Please read before you post. I do think family time is important but....

 

We've been dating for 4 months, and the first month or two we started dating (before I met her family), we would constantly go on dates, do things as a couple, but then two months into the relationship that all stopped. Now, she just invites me over for family dinners, or to hang with her parents (she's 23 still lives at home, I'm 27)..my work keeps me away from home about 16-18 days a month and we hang almost every day I'm home, but only average about 1-3 days per month away from her family. They always include me in things and are great to me, but it's turning our relationship into a dull one to say the least.

 

If I ever try to set plans with her she either says, "let me see what my parents are doing first"-then invites me, or breaks plans last minute and says her parents want to do something then invites me with them to tag along.

 

Another thing that bugs me, she never seems interested getting to know my family, or getting to know me further. She never asks about my day, or seems genuinely interested, doesn't like talking on the phone besides an occasional text so it's making me wonder if she's just staying with me until something better comes along?

 

I've talked to her about this in the past and she admitted she wasn't treating me right and she made an effort for a few weeks to change, but we are in the same situation again. I just wish she valued her time with me a little more...she tells me she loves me, and she always wants me around her family which is great, but I'm starting to get confused. At 27, this is not my definition of a relationship...opinions:/

Posted
...At 27, this is not my definition of a relationship...opinions:/

 

Ummmm...at any age (or any age difference) and especially with the fact that you've told her about it and she tried to - and did - make a change for a couple of weeks, only to revert back to it

 

something IS odd, there...and not the definition of ANY type of healthy relationship.

 

 

Regardless of anything else, you two are obviously not on the same page. 'Next' her. Perhaps she'll meet a socially-awkward, Mommy's-basement-dwelling unemployed gamer who'll enjoy the change of scenery AND the fact that he doesn't have to spend any money to 'date' her.

 

 

Best of luck to you, OP...

  • Like 1
Posted

This is very strange to say the least.

 

OP, I would seriously sit her down and explain to her that this is odd and while you enjoy her family and truly appreciate the fact that they want to include you in their activities, you two are in a relationship and not you and her family.

 

She does not need to check what her parents are doing first if you want to make plans, she's a grown women.

 

I would pack up shop, cut the cord, and move onto somebody more mature and ready for a real relationship.

  • Like 1
Posted

You are either:

The Bad Boy she's using to punish her parents?

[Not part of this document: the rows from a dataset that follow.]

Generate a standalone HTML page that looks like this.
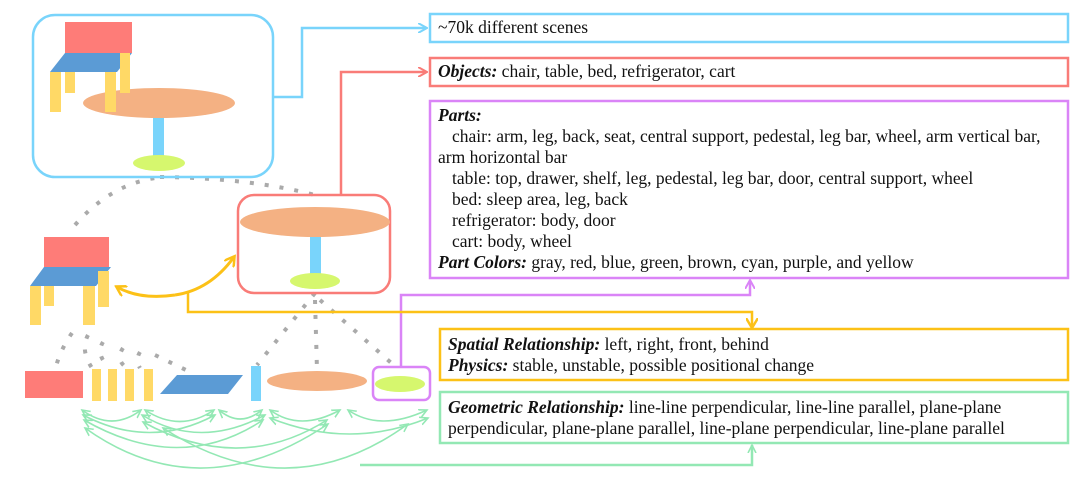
<!DOCTYPE html>
<html><head><meta charset="utf-8"><style>
html,body{margin:0;padding:0;background:#fff;width:1080px;height:494px;overflow:hidden}
text{font-family:"Liberation Serif",serif;font-size:17.5px;fill:#111}
.b{font-weight:bold;font-style:italic}
</style></head><body>
<svg width="1080" height="494" viewBox="0 0 1080 494" xmlns="http://www.w3.org/2000/svg">
<defs>
<marker id="ab" markerWidth="10" markerHeight="10" refX="8" refY="5" orient="auto" markerUnits="userSpaceOnUse"><path d="M0,0 L9,5 L0,10" fill="none" stroke="#79d4fb" stroke-width="2"/></marker>
<marker id="ar" markerWidth="10" markerHeight="10" refX="8" refY="5" orient="auto" markerUnits="userSpaceOnUse"><path d="M0,0 L9,5 L0,10" fill="none" stroke="#f97c78" stroke-width="2"/></marker>
<marker id="ap" markerWidth="10" markerHeight="10" refX="8" refY="5" orient="auto" markerUnits="userSpaceOnUse"><path d="M0,0 L9,5 L0,10" fill="none" stroke="#da84f7" stroke-width="2"/></marker>
<marker id="ay" markerWidth="12" markerHeight="12" refX="9" refY="6" orient="auto" markerUnits="userSpaceOnUse"><path d="M0,0 L10,6 L0,12" fill="none" stroke="#fcc117" stroke-width="2.5"/></marker>
<marker id="ag" markerWidth="10" markerHeight="10" refX="8" refY="5" orient="auto-start-reverse" markerUnits="userSpaceOnUse"><path d="M0,1 L8,5 L0,9" fill="none" stroke="#93e8b4" stroke-width="1.6"/></marker>
</defs>

<g fill="none" stroke="#aaa" stroke-width="4" stroke-dasharray="4,11">
<path d="M75,225 Q110,185 155,178"/>
<path d="M160,177 Q250,178 315,195"/>
<path d="M315,293 L257,365"/>
<path d="M315,300 L317,370"/>
<path d="M320,300 L397,368"/>
<path d="M72,333 Q60,350 55,370"/>
<path d="M88,335 Q80,350 92,368"/>
<path d="M103,342 Q95,355 110,368"/>
<path d="M123,348 Q115,360 127,368"/>
<path d="M140,352 Q135,360 140,368"/>
<path d="M155,355 L190,372"/>
</g>

<rect x="33" y="15" width="240" height="162" rx="22" fill="none" stroke="#79d4fb" stroke-width="2.5"/>
<ellipse cx="159" cy="103" rx="76" ry="15" fill="#f4b183"/>
<rect x="153" y="118" width="11" height="42" fill="#79d4fb"/>
<ellipse cx="159" cy="163" rx="26" ry="8" fill="#d6f76e"/>
<rect x="65" y="22" width="67" height="31" fill="#fe7c78"/>
<polygon points="50,72 65,53 132,53 117,72" fill="#5b9bd5"/>
<rect x="50" y="72" width="11" height="40" fill="#ffd966"/>
<rect x="65" y="72" width="10" height="21" fill="#ffd966"/>
<rect x="105" y="72" width="11" height="40" fill="#ffd966"/>
<rect x="120" y="53" width="10" height="40" fill="#ffd966"/>

<path d="M273,97 H302 V28 H426" fill="none" stroke="#79d4fb" stroke-width="2.5" marker-end="url(#ab)"/>
<path d="M341,195 V72 H426" fill="none" stroke="#f97c78" stroke-width="2.5" marker-end="url(#ar)"/>
<path d="M401,367 V295 H750 V281" fill="none" stroke="#da84f7" stroke-width="2.5" marker-end="url(#ap)"/>
<path d="M188,293 V312 H752 V327" fill="none" stroke="#fcc117" stroke-width="2.5" marker-end="url(#ay)"/>
<path d="M360,465 H752 V445" fill="none" stroke="#93e8b4" stroke-width="2.5" marker-end="url(#ag)"/>
<path d="M175,295 Q140,300 117,287" fill="none" stroke="#fcc117" stroke-width="3" marker-end="url(#ay)"/>
<path d="M175,295 Q210,290 234,257" fill="none" stroke="#fcc117" stroke-width="3" marker-end="url(#ay)"/>

<rect x="238" y="195" width="152" height="98" rx="16" fill="none" stroke="#f97c78" stroke-width="2.5"/>
<ellipse cx="315" cy="222" rx="75" ry="15" fill="#f4b183"/>
<rect x="310" y="237" width="11" height="40" fill="#79d4fb"/>
<ellipse cx="315" cy="281" rx="25" ry="8" fill="#d6f76e"/>

<rect x="44" y="237" width="65" height="30" fill="#fe7c78"/>
<polygon points="30,286 44,267 111,267 96,286" fill="#5b9bd5"/>
<rect x="30" y="286" width="11" height="39" fill="#ffd966"/>
<rect x="44" y="286" width="10" height="20" fill="#ffd966"/>
<rect x="83" y="286" width="12" height="39" fill="#ffd966"/>
<rect x="98" y="271" width="11" height="36" fill="#ffd966"/>

<rect x="25" y="371" width="58" height="27" fill="#fe7c78"/>
<rect x="92" y="369" width="9" height="32" fill="#ffd966"/>
<rect x="108" y="369" width="9" height="32" fill="#ffd966"/>
<rect x="125" y="369" width="9" height="32" fill="#ffd966"/>
<rect x="144" y="369" width="9" height="32" fill="#ffd966"/>
<polygon points="160,394 177,375 243,375 228,394" fill="#5b9bd5"/>
<rect x="251" y="366" width="10" height="35" fill="#79d4fb"/>
<ellipse cx="317" cy="381" rx="50" ry="10" fill="#f4b183"/>
<rect x="373" y="367" width="57" height="33" rx="6" fill="none" stroke="#da84f7" stroke-width="2.5"/>
<ellipse cx="400" cy="384" rx="25" ry="8" fill="#d6f76e"/>

<g fill="none" stroke="#93e8b4" stroke-width="1.6" marker-start="url(#ag)" marker-end="url(#ag)">
<path d="M82,410 Q112,432 141,410"/>
<path d="M145,410 Q180,433 214,410"/>
<path d="M219,410 Q240,428 262,410"/>
<path d="M270,410 Q300,432 340,410"/>
<path d="M348,410 Q380,432 427,410"/>
<path d="M83,415 Q150,450 215,415"/>
<path d="M142,415 Q200,450 265,415"/>
<path d="M270,418 Q350,450 428,418"/>
<path d="M84,420 Q180,475 263,420"/>
<path d="M143,422 Q240,475 327,420"/>
<path d="M85,428 Q200,510 328,424"/>
<path d="M163,428 Q290,510 408,424"/>
</g>

<rect x="430" y="14" width="638" height="28" fill="none" stroke="#79d4fb" stroke-width="2.5"/>
<text x="438" y="33">~70k different scenes</text>
<rect x="430" y="58" width="638" height="28" fill="none" stroke="#f97c78" stroke-width="2.5"/>
<text x="438" y="77"><tspan class="b">Objects:</tspan> chair, table, bed, refrigerator, cart</text>
<rect x="430" y="101" width="638" height="177" fill="none" stroke="#da84f7" stroke-width="2.5"/>
<text x="438" y="121" class="b">Parts:</text>
<text x="452" y="142">chair: arm, leg, back, seat, central support, pedestal, leg bar, wheel, arm vertical bar,</text>
<text x="438" y="163">arm horizontal bar</text>
<text x="452" y="184">table: top, drawer, shelf, leg, pedestal, leg bar, door, central support, wheel</text>
<text x="452" y="205">bed: sleep area, leg, back</text>
<text x="452" y="226">refrigerator: body, door</text>
<text x="452" y="247">cart: body, wheel</text>
<text x="438" y="268"><tspan class="b">Part Colors:</tspan> gray, red, blue, green, brown, cyan, purple, and yellow</text>
<rect x="440" y="329" width="628" height="51" fill="none" stroke="#fcc117" stroke-width="2.5"/>
<text x="448" y="350"><tspan class="b">Spatial Relationship:</tspan> left, right, front, behind</text>
<text x="448" y="371"><tspan class="b">Physics:</tspan> stable, unstable, possible positional change</text>
<rect x="440" y="392" width="628" height="51" fill="none" stroke="#93e8b4" stroke-width="2.5"/>
<text x="448" y="413"><tspan class="b">Geometric Relationship:</tspan> line-line perpendicular, line-line parallel, plane-plane</text>
<text x="448" y="434">perpendicular, plane-plane parallel, line-plane perpendicular, line-plane parallel</text>
</svg>
</body></html>
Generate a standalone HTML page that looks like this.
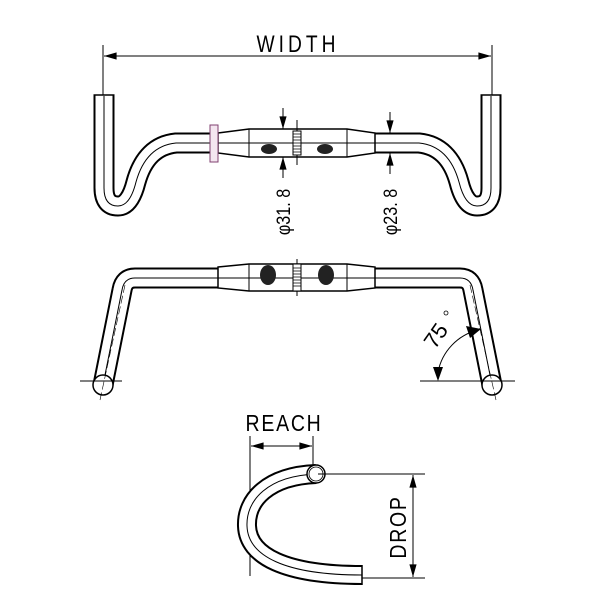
<!DOCTYPE html>
<html><head><meta charset="utf-8"><style>
html,body{margin:0;padding:0;background:#fff}
svg{display:block}
text{font-family:"Liberation Sans",sans-serif;fill:#000}
</style></head><body>
<svg width="600" height="600" viewBox="0 0 600 600" xmlns="http://www.w3.org/2000/svg">
<defs>
<marker id="a" viewBox="0 0 14 10" refX="14" refY="5" markerWidth="14" markerHeight="9" orient="auto-start-reverse" markerUnits="userSpaceOnUse"><path d="M0,1 L14,5 L0,9 z" fill="#000"/></marker>
</defs>
<!-- ===== TOP VIEW ===== -->
<text x="298" y="52" font-size="24" text-anchor="middle" letter-spacing="5" transform="translate(298 0) scale(0.8 1) translate(-298 0)">WIDTH</text>
<line x1="103" y1="45" x2="103" y2="96" stroke="#000" stroke-width="1"/>
<line x1="492" y1="45" x2="492" y2="96" stroke="#000" stroke-width="1"/>
<line x1="104" y1="56" x2="491" y2="56" stroke="#000" stroke-width="1" marker-start="url(#a)" marker-end="url(#a)"/>
<g fill="none" stroke-linejoin="round">
<path d="M104,95 L104,188 Q104,206 118,206 Q130,206 136,182 Q146,146 176,143 L224,143" stroke="#000" stroke-width="21"/>
<path d="M104,95 L104,188 Q104,206 118,206 Q130,206 136,182 Q146,146 176,143 L224,143" stroke="#fff" stroke-width="17"/>
<path d="M104,96 L104,188 Q104,206 118,206 Q130,206 136,182 Q146,146 176,143 L224,143" stroke="#000" stroke-width="1"/>
<path d="M491,95 L491,188 Q491,206 477,206 Q465,206 459,182 Q449,146 419,143 L370,143" stroke="#000" stroke-width="21"/>
<path d="M491,95 L491,188 Q491,206 477,206 Q465,206 459,182 Q449,146 419,143 L370,143" stroke="#fff" stroke-width="17"/>
<path d="M491,96 L491,188 Q491,206 477,206 Q465,206 459,182 Q449,146 419,143 L370,143" stroke="#000" stroke-width="1"/>
</g>
<line x1="93.5" y1="95" x2="114.5" y2="95" stroke="#000" stroke-width="1.5"/>
<line x1="480.5" y1="95" x2="501.5" y2="95" stroke="#000" stroke-width="1.5"/>
<path d="M218,133 L249,129 L347,129 L375,133 L375,153 L347,157 L249,157 L218,153 Z" fill="#fff" stroke="#000" stroke-width="1.5"/>
<line x1="249" y1="129" x2="249" y2="157" stroke="#000" stroke-width="1"/>
<line x1="347" y1="129" x2="347" y2="157" stroke="#000" stroke-width="1"/>
<line x1="375" y1="133" x2="375" y2="153" stroke="#000" stroke-width="1"/>
<line x1="210" y1="143" x2="375" y2="143" stroke="#000" stroke-width="1"/>
<rect x="210" y="125" width="8" height="37" fill="#f4e6f0" stroke="#804070" stroke-width="1"/>
<line x1="297" y1="120" x2="297" y2="165" stroke="#000" stroke-width="1"/>
<rect x="293" y="131" width="8" height="24" fill="#fff" stroke="#000" stroke-width="1"/>
<path d="M293,134h8M293,137h8M293,140h8M293,143h8M293,146h8M293,149h8M293,152h8" stroke="#000" stroke-width="0.8"/>
<ellipse cx="269" cy="149" rx="8" ry="5" fill="#222"/>
<ellipse cx="325" cy="149" rx="8" ry="5" fill="#222"/>
<line x1="283" y1="108" x2="283" y2="129" stroke="#000" stroke-width="1" marker-end="url(#a)"/>
<line x1="283" y1="178" x2="283" y2="157" stroke="#000" stroke-width="1" marker-end="url(#a)"/>
<line x1="390" y1="112" x2="390" y2="133" stroke="#000" stroke-width="1" marker-end="url(#a)"/>
<line x1="390" y1="174" x2="390" y2="153" stroke="#000" stroke-width="1" marker-end="url(#a)"/>
<text x="0" y="0" font-size="19" text-anchor="middle" transform="translate(290 212) rotate(-90) scale(0.85 1)">φ31. 8</text>
<text x="0" y="0" font-size="19" text-anchor="middle" transform="translate(397 212) rotate(-90) scale(0.85 1)">φ23. 8</text>
<!-- ===== FRONT VIEW ===== -->
<g fill="none" stroke-linejoin="round">
<path d="M224,278 L135,278 Q124,278 122,290 L103,385" stroke="#000" stroke-width="21"/>
<path d="M224,278 L135,278 Q124,278 122,290 L103,385" stroke="#fff" stroke-width="17"/>
<path d="M224,278 L135,278 Q124,278 122,290 L103,385" stroke="#000" stroke-width="1"/>
<path d="M370,278 L460,278 Q471,278 473,290 L492,385" stroke="#000" stroke-width="21"/>
<path d="M370,278 L460,278 Q471,278 473,290 L492,385" stroke="#fff" stroke-width="17"/>
<path d="M370,278 L460,278 Q471,278 473,290 L492,385" stroke="#000" stroke-width="1"/>
</g>
<circle cx="103" cy="385" r="10" fill="#fff" stroke="#000" stroke-width="1.5"/>
<circle cx="492" cy="385" r="10" fill="#fff" stroke="#000" stroke-width="1.5"/>
<line x1="80" y1="381" x2="122" y2="381" stroke="#000" stroke-width="1"/>
<line x1="420" y1="381" x2="515" y2="381" stroke="#000" stroke-width="1"/>
<line x1="125" y1="285" x2="100" y2="400" stroke="#000" stroke-width="0.6" stroke-dasharray="8,3"/>
<line x1="470" y1="285" x2="496" y2="400" stroke="#000" stroke-width="0.6" stroke-dasharray="8,3"/>
<path d="M218,267 L249,264 L347,264 L375,267 L375,288 L347,291 L249,291 L218,288 Z" fill="#fff" stroke="#000" stroke-width="1.5"/>
<line x1="218" y1="267" x2="218" y2="288" stroke="#000" stroke-width="1"/>
<line x1="249" y1="264" x2="249" y2="291" stroke="#000" stroke-width="1"/>
<line x1="347" y1="264" x2="347" y2="291" stroke="#000" stroke-width="1"/>
<line x1="375" y1="267" x2="375" y2="288" stroke="#000" stroke-width="1"/>
<line x1="218" y1="278" x2="375" y2="278" stroke="#000" stroke-width="1"/>
<line x1="297" y1="259" x2="297" y2="296" stroke="#000" stroke-width="1"/>
<rect x="293" y="264" width="8" height="27" fill="#fff" stroke="#000" stroke-width="1"/>
<path d="M293,268h8M293,271h8M293,274h8M293,277h8M293,280h8M293,283h8M293,286h8" stroke="#000" stroke-width="0.8"/>
<ellipse cx="268" cy="275" rx="8" ry="10" fill="#222"/>
<ellipse cx="326" cy="275" rx="8" ry="10" fill="#222"/>
<path d="M438,372 A54,54 0 0 1 478,330" fill="none" stroke="#000" stroke-width="1"/>
<path d="M433,367 L443,367 L438,381 Z" fill="#000"/>
<path d="M466,326 L481,329 L470,338 Z" fill="#000"/>
<text x="0" y="0" font-size="22" text-anchor="middle" transform="translate(442 340) rotate(-55)">75</text>
<circle cx="446" cy="313" r="2" fill="none" stroke="#000" stroke-width="0.8"/>
<!-- ===== SIDE VIEW ===== -->
<text x="0" y="0" font-size="23" text-anchor="middle" letter-spacing="2" transform="translate(284 431) scale(0.85 1)">REACH</text>
<line x1="250" y1="436" x2="250" y2="576" stroke="#000" stroke-width="1"/>
<line x1="313" y1="436" x2="313" y2="474" stroke="#000" stroke-width="1"/>
<line x1="251" y1="446" x2="312" y2="446" stroke="#000" stroke-width="1" marker-start="url(#a)" marker-end="url(#a)"/>
<g fill="none">
<path d="M316,474 C268,476 246,500 247,526 C248,556 285,575 362,575" stroke="#000" stroke-width="20"/>
<path d="M316,474 C268,476 246,500 247,526 C248,556 285,575 362,575" stroke="#fff" stroke-width="16"/>
<path d="M316,474 C268,476 246,500 247,526 C248,556 285,575 362,575" stroke="#000" stroke-width="1"/>
</g>
<line x1="362" y1="565" x2="362" y2="585" stroke="#000" stroke-width="1.5"/>
<circle cx="316" cy="474" r="9" fill="#fff" stroke="#000" stroke-width="1.5"/>
<circle cx="316" cy="474" r="7" fill="none" stroke="#000" stroke-width="0.8"/>
<line x1="318" y1="474" x2="425" y2="474" stroke="#000" stroke-width="1"/>
<line x1="362" y1="578" x2="425" y2="578" stroke="#000" stroke-width="1"/>
<line x1="413" y1="475" x2="413" y2="577" stroke="#000" stroke-width="1" marker-start="url(#a)" marker-end="url(#a)"/>
<text x="0" y="0" font-size="23" text-anchor="middle" letter-spacing="2" transform="translate(406 527) rotate(-90) scale(0.85 1)">DROP</text>
</svg>
</body></html>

Proof that she is attractive and independent "see mum, I have a BF, now leave me alone!"

Posted

Make a move or walk away. Do you really like this girl? She could also just be testing your commitment level. 23 and 27 is a gap.

 

*coughs*

Posted

I remember your previous posts about this, OP.

 

If you've already spoken to her about this and no long-term change has happened, I'm afraid it's time to jump ship. She isn't ready for an adult relationship.

Posted

With your posting history I'd say your relationship has run its course and it's now past expiration date. You've only been dating a few months and the spark and connection are gone. It's time to move on. Your gf sounds very immature, it feels like she is just happy having someone to call a boyfriend but is not interested in an actual relationship with a bf.